Viramundo, o retrato detalhado de um Brasil em transição

CHICO FIREMAN


Numa cinematografia que tanto retratou o nordestino, talvez não seja tão fácil reconhecer o pioneirismo de Viramundo, um filme sobre idas e vindas. Foi preciso que seu diretor, o baiano Geraldo Sarno, viesse para São Paulo para que o êxodo do nordestino para os grandes centros finalmente ganhasse um tratamento sério, quase analítico, no cinema nacional. O média-metragem de 37 minutos, pedra fundamental para toda uma linhagem do documentário brasileiro, começa com o registro da chegada dos migrantes que fogem da seca e termina com o retorno frustrado de um deles a sua cidade natal. Um ciclo completo que o cineasta preenche com os movimentos que esse homem, que viaja em busca de uma nova chance na vida, realiza para tentar se encaixar ao sistema que move a maior cidade do país.

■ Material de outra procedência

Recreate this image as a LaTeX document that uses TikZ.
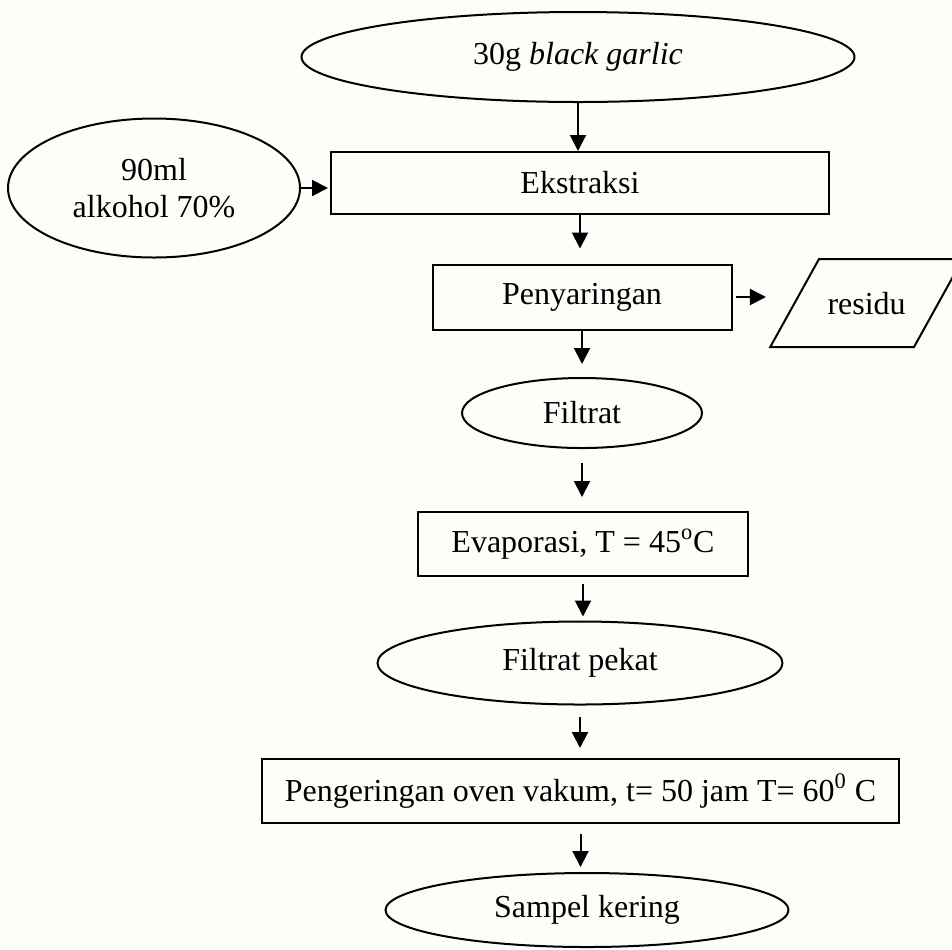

Para um diretor tão jovem – Sarno não tinha nem 30 anos quando dirigiu o filme –, é impressionante como Viramundo consegue abordar diversos aspectos ligados às causas e consequências da diáspora nordestina e, principalmente, como é capaz de relacioná-los para produzir um discurso. Neste poucos minutos, fala da fome e da pobreza como molas mestras do processo de desenraizamento dos migrantes, que culmina com a consciência, explicitada por um dos entrevistados, de que é preciso apagar as relações com sua origem para se reconstruir neste novo lugar. Trata também do próprio mecanismo do sistema industrial, que absorve esse migrante sem qualificação para pagar menos a ele, e depois o dispensa justamente pela falta de qualificação, análise feita por um agente deste mesmo sistema. O média é especialmente certeiro em mostrar o sentimento de não-pertencimento do nordestino, que nunca se vê plenamente acolhido na nova cidade, inclusive financeiramente.

O filme faz parte de um pacote de quatro documentários essenciais para o cinema nacional, que foram compilados no longa Brasil Verdade e surgiram como o ponto de partida da Caravana Farkas. Produzidos pelo fotógrafo e documentarista Thomas Farkas, as obras tratam de questões fundamentais à identidade brasileira, o carnaval (Nossa Escola de Samba), o futebol (Subterrâneos do Futebol), o sertão (Memórias do Cangaço) e a migração (Viramundo). Embora todos sejam detalhados estudos sobre os aspectos que abordam, o filme de Sarno chama mais atenção porque, com o passar dos anos, talvez tenha se tornado o mais apurado retrato de um Brasil em fase de transição, do campo para a cidade, do manual para o industrial, um período que foi o estopim dos conflitos sociais que culminariam com a ascensão dos militares ao poder. É particularmente impressionante como, 60 anos atrás, o filme já era premonitório ao registrar o crescimento das religiões neopentencostais que surgem (e se fortalecem) nesse cenário de instabilidade social.

Sarno realiza isso tudo sob o modelo do Cinema Direto, que ditava as normas do documentário na época, em que o conceito era o simples registro da realidade como forma de se atingir a “verdade” mais exata. Isso está contemplado na maneira como os entrevistados falam diretamente para câmera, sem intervenções aparentes, como se fossem meros objetos de estudo para o diretor. O formato imediatamente conecta o cinema visto em Viramundo a um cinema feito no resto do planeta, mas Sarno tem ambições maiores para seu pequeno filme. A partir do momento em que contrapõe entrevistas que se completam e se alimentam, esse filme de estreia do diretor baiano carrega suas imagens com um discurso complexo, que analisa personagens, elementos e contextos, e elabora um retrato detalhado de uma realidade tipicamente brasileira.

Chico Fireman é jornalista e crítico de cinema.